DATA LINES
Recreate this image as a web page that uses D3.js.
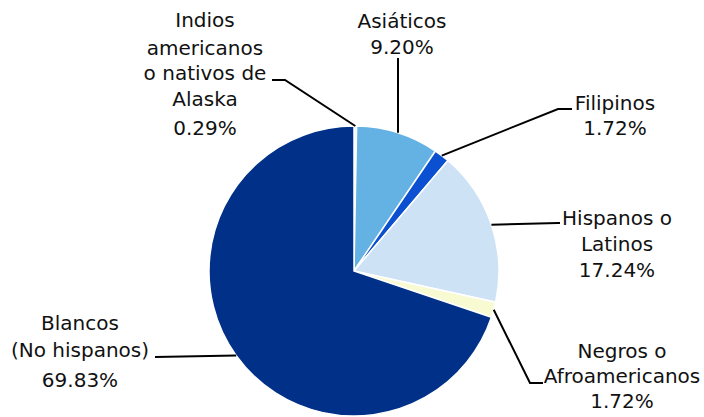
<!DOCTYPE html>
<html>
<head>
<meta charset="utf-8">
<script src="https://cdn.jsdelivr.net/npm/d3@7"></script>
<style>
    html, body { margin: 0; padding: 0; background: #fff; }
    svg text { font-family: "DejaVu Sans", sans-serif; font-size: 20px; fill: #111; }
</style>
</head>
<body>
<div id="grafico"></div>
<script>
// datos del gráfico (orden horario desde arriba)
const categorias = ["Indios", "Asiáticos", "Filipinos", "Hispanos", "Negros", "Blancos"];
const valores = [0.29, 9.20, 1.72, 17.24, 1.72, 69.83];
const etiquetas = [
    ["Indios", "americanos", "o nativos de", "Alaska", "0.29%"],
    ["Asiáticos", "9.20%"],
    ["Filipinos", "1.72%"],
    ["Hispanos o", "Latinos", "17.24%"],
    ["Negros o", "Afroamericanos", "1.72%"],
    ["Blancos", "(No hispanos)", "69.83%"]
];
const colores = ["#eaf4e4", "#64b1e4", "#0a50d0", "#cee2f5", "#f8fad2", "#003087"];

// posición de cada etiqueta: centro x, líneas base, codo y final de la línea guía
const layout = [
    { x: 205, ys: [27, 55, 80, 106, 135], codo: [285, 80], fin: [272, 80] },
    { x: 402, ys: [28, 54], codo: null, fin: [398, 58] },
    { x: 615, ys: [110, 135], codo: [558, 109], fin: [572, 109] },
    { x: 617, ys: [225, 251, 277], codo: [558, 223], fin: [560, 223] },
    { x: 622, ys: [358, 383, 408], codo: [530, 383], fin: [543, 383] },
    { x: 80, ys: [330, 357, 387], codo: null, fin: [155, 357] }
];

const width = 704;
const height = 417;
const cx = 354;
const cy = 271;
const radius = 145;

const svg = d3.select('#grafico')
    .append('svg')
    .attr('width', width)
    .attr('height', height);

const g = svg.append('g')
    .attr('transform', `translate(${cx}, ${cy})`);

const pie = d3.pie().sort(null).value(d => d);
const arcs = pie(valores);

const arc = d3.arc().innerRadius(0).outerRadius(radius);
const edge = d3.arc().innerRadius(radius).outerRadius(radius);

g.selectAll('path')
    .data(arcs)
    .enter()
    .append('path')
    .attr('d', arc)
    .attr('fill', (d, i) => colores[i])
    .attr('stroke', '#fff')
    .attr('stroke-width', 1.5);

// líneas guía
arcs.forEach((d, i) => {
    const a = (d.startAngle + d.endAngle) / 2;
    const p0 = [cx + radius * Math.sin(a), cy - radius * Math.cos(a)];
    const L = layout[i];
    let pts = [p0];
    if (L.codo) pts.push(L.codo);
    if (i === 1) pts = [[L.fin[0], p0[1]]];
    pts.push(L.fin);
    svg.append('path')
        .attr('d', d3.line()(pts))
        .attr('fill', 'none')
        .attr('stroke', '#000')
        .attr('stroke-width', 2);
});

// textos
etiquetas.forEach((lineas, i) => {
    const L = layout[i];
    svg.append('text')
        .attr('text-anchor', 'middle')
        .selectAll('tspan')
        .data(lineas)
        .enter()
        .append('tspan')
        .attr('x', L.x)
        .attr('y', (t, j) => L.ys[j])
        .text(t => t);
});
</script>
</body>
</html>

STATED PROBLEM
Restate the full listing verbatim and drop every picture.

FINISHED TASK
Recreate this image as a web page that uses D3.js.
<!DOCTYPE html>
<html>
<head>
<meta charset="utf-8">
<script src="https://cdn.jsdelivr.net/npm/d3@7"></script>
<style>
    html, body { margin: 0; padding: 0; background: #fff; }
    svg text { font-family: "DejaVu Sans", sans-serif; font-size: 20px; fill: #111; }
</style>
</head>
<body>
<div id="grafico"></div>
<script>
// datos del gráfico (orden horario desde arriba)
const categorias = ["Indios", "Asiáticos", "Filipinos", "Hispanos", "Negros", "Blancos"];
const valores = [0.29, 9.20, 1.72, 17.24, 1.72, 69.83];
const etiquetas = [
    ["Indios", "americanos", "o nativos de", "Alaska", "0.29%"],
    ["Asiáticos", "9.20%"],
    ["Filipinos", "1.72%"],
    ["Hispanos o", "Latinos", "17.24%"],
    ["Negros o", "Afroamericanos", "1.72%"],
    ["Blancos", "(No hispanos)", "69.83%"]
];
const colores = ["#eaf4e4", "#64b1e4", "#0a50d0", "#cee2f5", "#f8fad2", "#003087"];

// posición de cada etiqueta: centro x, líneas base, codo y final de la línea guía
const layout = [
    { x: 205, ys: [27, 55, 80, 106, 135], codo: [285, 80], fin: [272, 80] },
    { x: 402, ys: [28, 54], codo: null, fin: [398, 58] },
    { x: 615, ys: [110, 135], codo: [558, 109], fin: [572, 109] },
    { x: 617, ys: [225, 251, 277], codo: [558, 223], fin: [560, 223] },
    { x: 622, ys: [358, 383, 408], codo: [530, 383], fin: [543, 383] },
    { x: 80, ys: [330, 357, 387], codo: null, fin: [155, 357] }
];

const width = 704;
const height = 417;
const cx = 354;
const cy = 271;
const radius = 145;

const svg = d3.select('#grafico')
    .append('svg')
    .attr('width', width)
    .attr('height', height);

const g = svg.append('g')
    .attr('transform', `translate(${cx}, ${cy})`);

const pie = d3.pie().sort(null).value(d => d);
const arcs = pie(valores);

const arc = d3.arc().innerRadius(0).outerRadius(radius);
const edge = d3.arc().innerRadius(radius).outerRadius(radius);

g.selectAll('path')
    .data(arcs)
    .enter()
    .append('path')
    .attr('d', arc)
    .attr('fill', (d, i) => colores[i])
    .attr('stroke', '#fff')
    .attr('stroke-width', 1.5);

// líneas guía
arcs.forEach((d, i) => {
    const a = (d.startAngle + d.endAngle) / 2;
    const p0 = [cx + radius * Math.sin(a), cy - radius * Math.cos(a)];
    const L = layout[i];
    let pts = [p0];
    if (L.codo) pts.push(L.codo);
    if (i === 1) pts = [[L.fin[0], p0[1]]];
    pts.push(L.fin);
    svg.append('path')
        .attr('d', d3.line()(pts))
        .attr('fill', 'none')
        .attr('stroke', '#000')
        .attr('stroke-width', 2);
});

// textos
etiquetas.forEach((lineas, i) => {
    const L = layout[i];
    svg.append('text')
        .attr('text-anchor', 'middle')
        .selectAll('tspan')
        .data(lineas)
        .enter()
        .append('tspan')
        .attr('x', L.x)
        .attr('y', (t, j) => L.ys[j])
        .text(t => t);
});
</script>
</body>
</html>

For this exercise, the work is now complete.